To: Editor, The Angle Orthodontist
Reliability and validity assessment in clinical researches; common mistakes. I was interested to read the paper by Souki MQ and colleagues published in the Angle Orthod. The authors assessed the validity of four different types of lateral cephalometric radiograph (LCR) measurements as a diagnostic test of adenoid hypertrophy in different age groups of mouth-breathing children. They reported that Kendall correlation coefficients for agreement between tests were ≥ 0.67 and kappa scores were substantial (≥ 0.64).1 Such a correlation has nothing to do with validity analysis and actually is one of the common mistakes.

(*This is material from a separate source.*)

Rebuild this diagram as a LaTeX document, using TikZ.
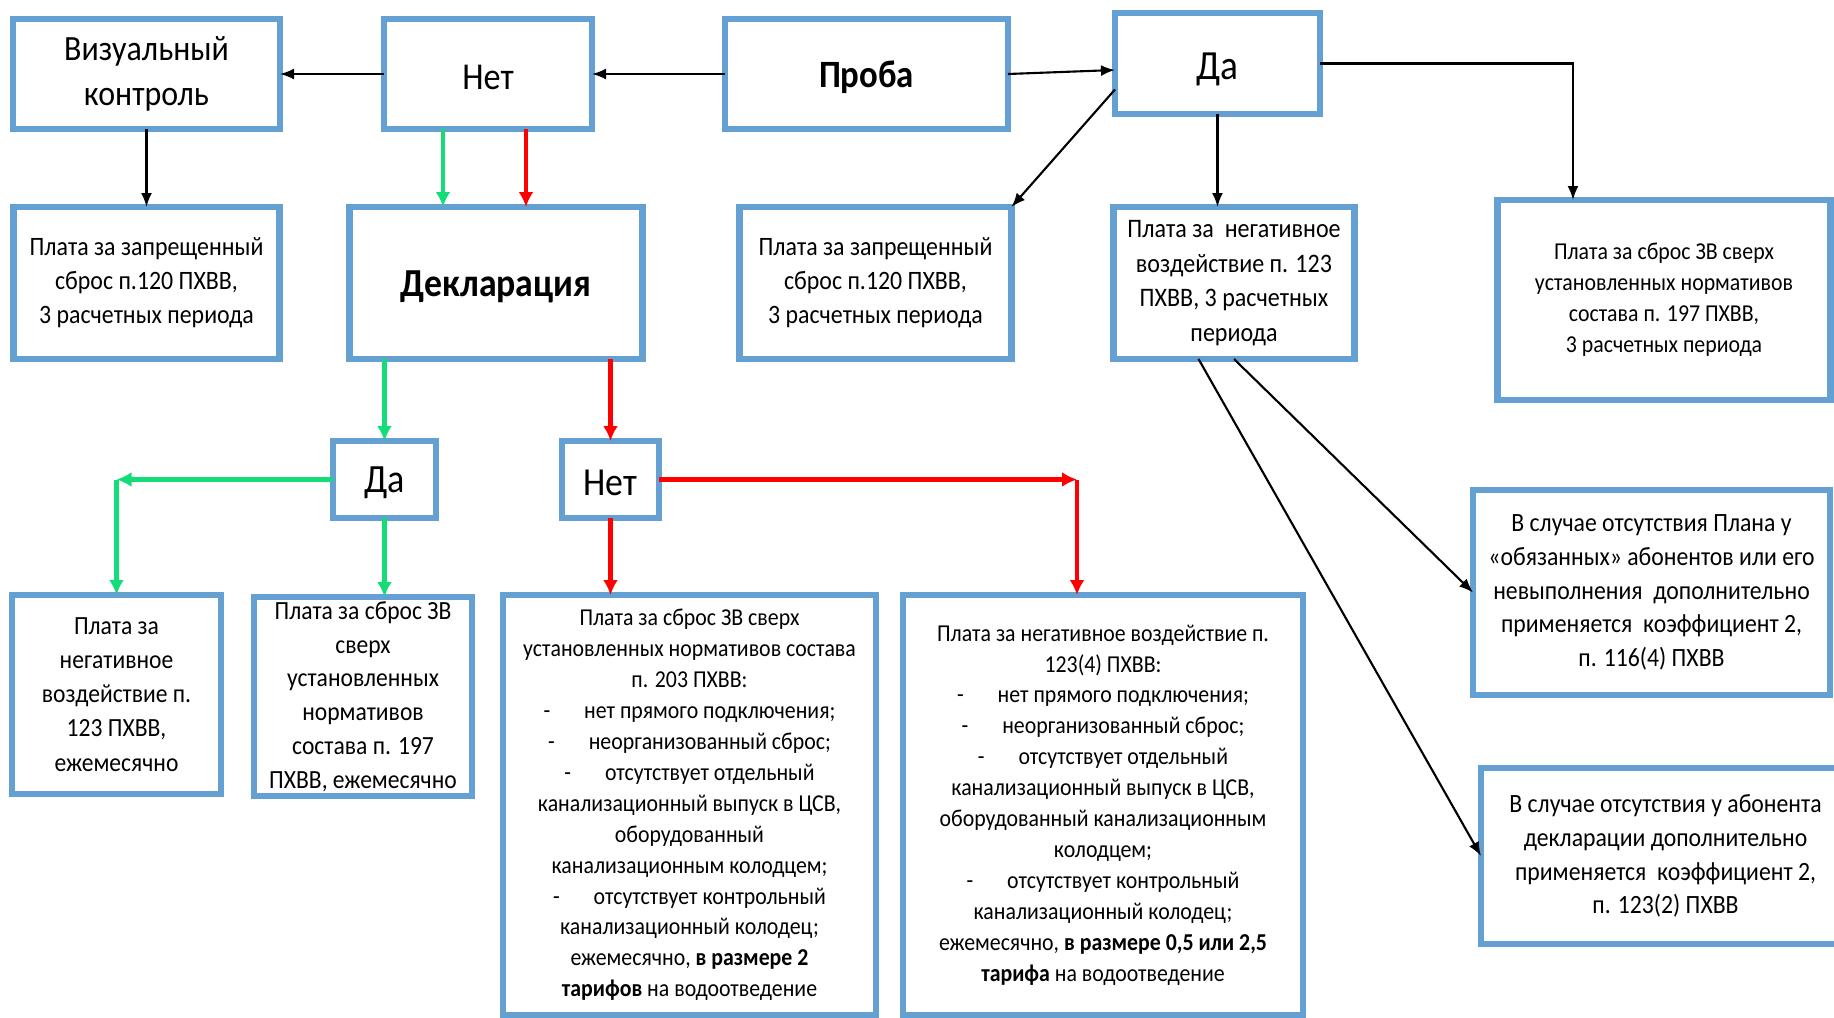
\documentclass[tikz,border=0pt]{standalone}
\usepackage{fontspec}
\setmainfont{Carlito}[FakeStretch=0.9]
\usetikzlibrary{positioning,arrows.meta}

\definecolor{boxblue}{RGB}{100,160,210}
\definecolor{yesgreen}{RGB}{20,220,120}
\definecolor{nored}{RGB}{255,0,0}

\begin{document}
\begin{tikzpicture}[x=0.1mm, y=-0.1mm,
    box/.style = {draw=boxblue, line width=1.8pt, fill=white, align=center,
                  inner sep=1pt, outer sep=0pt},
    big/.style = {font=\fontsize{10.8}{14}\selectfont},
    small/.style = {font=\fontsize{7.55}{9.7}\selectfont},
    arr/.style = {-{Latex[length=1.4mm,width=1.1mm]}, line width=0.6pt},
    yesarr/.style = {-{Latex[length=1.5mm,width=1.5mm]}, yesgreen, line width=1.3pt},
    noarr/.style = {-{Latex[length=1.5mm,width=1.5mm]}, nored, line width=1.3pt}]

  \clip (0,0) rectangle (1834,1018);
  \fill[white] (0,0) rectangle (1834,1018);

  % top row
  \node[box, minimum width=26.7mm, minimum height=11mm,
        font=\fontsize{10.1}{12.8}\selectfont] (viz) at (146.5,74) {Визуальный\\контроль};
  \node[box, big, right=10.4mm of viz, minimum width=20.8mm, minimum height=11mm,
        text height=9pt, text depth=0pt] (netTop) {Нет};
  \node[box, right=13.3mm of netTop, minimum width=28.3mm, minimum height=11mm,
        text height=9.8pt, text depth=2.2pt,
        font=\bfseries\fontsize{11}{14}\selectfont] (proba) {Проба};
  \node[box, right=10.7mm of proba, yshift=1.05mm, minimum width=20.5mm,
        minimum height=10.1mm, text height=11pt, text depth=2pt,
        font=\fontsize{11.8}{14}\selectfont] (daTop) {Да};

  % second row
  \node[box, small, below=7.8mm of viz, minimum width=26.6mm, minimum height=15.2mm] (plataViz)
    {Плата за запрещенный\\сброс п.120 ПХВВ,\\3 расчетных периода};
  \node[box, right=7mm of plataViz, minimum width=29.3mm, minimum height=15.2mm,
        text height=9.9pt, text depth=2.4pt,
        font=\bfseries\fontsize{11.3}{15}\selectfont] (decl) {Декларация};
  \node[box, small, right=9.7mm of decl, minimum width=27.2mm, minimum height=15.2mm] (plataProba)
    {Плата за запрещенный\\сброс п.120 ПХВВ,\\3 расчетных периода};
  \node[box, right=10.2mm of plataProba, minimum width=24.1mm, minimum height=15.2mm,
        font=\fontsize{7.6}{9.8}\selectfont] (plataNeg)
    {Плата за \ негативное\\воздействие п. 123\\ПХВВ, 3 расчетных\\периода};
  \node[box, right=14.3mm of plataNeg, yshift=-1.7mm, minimum width=33.3mm, minimum height=20mm,
        font=\fontsize{6.9}{8.8}\selectfont] (plataSbros)
    {Плата за сброс ЗВ сверх\\установленных нормативов\\состава п. 197 ПХВВ,\\3 расчетных периода};

  % declaration answers
  \node[box, minimum width=10.3mm, minimum height=7.7mm, text height=9.3pt, text depth=2pt,
        font=\fontsize{11.4}{14}\selectfont] (daMid) at (384.5,479.5) {Да};
  \node[box, right=12.6mm of daMid, minimum width=9.7mm, minimum height=7.7mm,
        text height=9pt, text depth=0pt,
        font=\fontsize{11.3}{14}\selectfont] (netMid) {Нет};

  % bottom row
  \node[box, minimum width=20.9mm, minimum height=19.9mm,
        font=\fontsize{7.45}{9.7}\selectfont] (negMonth) at (116.5,694.5)
    {Плата за\\негативное\\воздействие п.\\123 ПХВВ,\\ежемесячно};
  \node[box, right=3.3mm of negMonth, yshift=-0.2mm, minimum width=21.8mm, minimum height=19.9mm,
        inner sep=0pt, font=\fontsize{7.45}{9.6}\selectfont] (sbrosMonth)
    {Плата за сброс ЗВ\\сверх\\установленных\\нормативов\\состава п. 197\\ПХВВ, ежемесячно};
  \node[box, anchor=north, minimum width=37.3mm, minimum height=42mm,
        font=\fontsize{6.9}{8.8}\selectfont] (sbrosList) at (689.5,595)
    {Плата за сброс ЗВ сверх\\установленных нормативов состава\\п. 203 ПХВВ:\\
     -\hspace{1.4em}нет прямого подключения;\\
     -\hspace{1.4em}неорганизованный сброс;\\
     -\hspace{1.4em}отсутствует отдельный\\
     канализационный выпуск в ЦСВ,\\оборудованный\\канализационным колодцем;\\
     -\hspace{1.4em}отсутствует контрольный\\канализационный колодец;\\
     ежемесячно, \textbf{в размере 2}\\\textbf{тарифов} на водоотведение};
  \node[box, right=2.7mm of sbrosList, minimum width=40mm, minimum height=42mm,
        font=\fontsize{6.9}{8.8}\selectfont] (negList)
    {Плата за негативное воздействие п.\\123(4) ПХВВ:\\
     -\hspace{1.4em}нет прямого подключения;\\
     -\hspace{1.4em}неорганизованный сброс;\\
     -\hspace{1.4em}отсутствует отдельный\\
     канализационный выпуск в ЦСВ,\\оборудованный канализационным\\колодцем;\\
     -\hspace{1.4em}отсутствует контрольный\\канализационный колодец;\\
     ежемесячно, \textbf{в размере 0,5 или 2,5}\\\textbf{тарифа} на водоотведение};

  % right column
  \node[box, minimum width=35.7mm, minimum height=20.5mm,
        font=\fontsize{7.5}{9.6}\selectfont] (planCase) at (1651.5,592.5)
    {В случае отсутствия Плана у\\«обязанных» абонентов или его\\невыполнения \ дополнительно\\применяется \ коэффициент 2,\\п. 116(4) ПХВВ};
  \node[box, minimum width=36.9mm, minimum height=17.6mm,
        font=\fontsize{7.5}{9.6}\selectfont] (declCase) at (1665.5,856)
    {В случае отсутствия у абонента\\декларации дополнительно\\применяется \ коэффициент 2,\\п. 123(2) ПХВВ};

  \coordinate (sbrosIn) at (1573,300);
  \coordinate (yesCorner) at (negMonth |- daMid);
  \coordinate (noCorner) at (1077,479.5);

  % black connectors
  \draw[arr] (netTop) -- (viz);
  \draw[arr] (proba) -- (netTop);
  \draw[arr] (proba.east) -- ([yshift=-0.65mm]daTop.west);
  \draw[arr] (viz) -- (plataViz);
  \draw[arr] ([yshift=-2.6mm]daTop.west) -- (plataProba.north east);
  \draw[arr] (daTop) -- (daTop.south |- plataNeg.north);
  \draw[arr] (daTop.east) -| (sbrosIn |- plataSbros.north);
  \draw[arr] (plataNeg.south) -- (planCase.west);
  \draw[arr] ([xshift=-3.55mm]plataNeg.south) -- (declCase.west);

  % green and red connectors
  \draw[yesarr] ([xshift=-4.5mm]netTop.south) -- ([xshift=-4.5mm]netTop.south |- decl.north);
  \draw[noarr] ([xshift=3.8mm]netTop.south) -- ([xshift=3.8mm]netTop.south |- decl.north);
  \draw[yesarr] (decl.south -| daMid) -- (daMid);
  \draw[noarr] (decl.south -| netMid) -- (netMid);
  \draw[yesarr] (daMid) -- (yesCorner);
  \draw[yesarr] (yesCorner) -- (negMonth);
  \draw[yesarr] (daMid) -- (daMid |- sbrosMonth.north);
  \draw[noarr] (netMid) -- (netMid |- sbrosList.north);
  \draw[noarr] (netMid) -- (noCorner);
  \draw[noarr] (noCorner) -- (noCorner |- negList.north);
\end{tikzpicture}
\end{document}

Reliability and validity are two completely different methodological issues in researches. They report the sensitivity of LCR varied from 71% (ratio) to 84% (linear). The specificity varied from 83% (linear) to 97% (ratio). The positive predictive value (PPV) varied from 88% (linear) to 97% (ratio). The negative predictive value (NPV) varied from 70% (ratio) to 78% (linear).1 Why did the authors not used likelihood ratio positive (true positive/false negative) and likelihood ratio negative (false positive/ true negative) as well as odds ratio (true results\false results – preferably more than 50) which are among the best tests to evaluate the validity (accuracy) of a single test compared to a gold standard.2–5
As the authors point out in their conclusion, the combination of linear and ratio LCR measurements is a reliable screening tool to determine the need for an ear, nose, and throat evaluation. Reliability (repeatability, inter-changeability or reproducibility) is being assessed by different statistical tests.5 Briefly, for quantitative variable Intra Class Correlation Coefficient ICC and for qualitative variables weighted kappa should be used with caution because kappa has its own limitation too. Regarding reliability or agreement, it is good to know that for computing kappa value, just concordant cells are being considered, whereas discordant cells should also be taking into account in order to reach a correct estimation of agreement (Weighted kappa).2–4 It is crucial to know that statistics cannot provide a simple substitute for clinical judgment.2–5 As a rule of thumb in clinical researches, clinical importance should be considered a priority instead of statistically significant. The P value can easily be changed from significant to non significant due to small sample size, the amount of mean difference and more important factor which is standard deviation of the variable in the study population.2–5
Finally why did the authors not used ROC curve to assess diagnostic accuracy (validity) of their model (combination of linear and ratio LCR measurements)?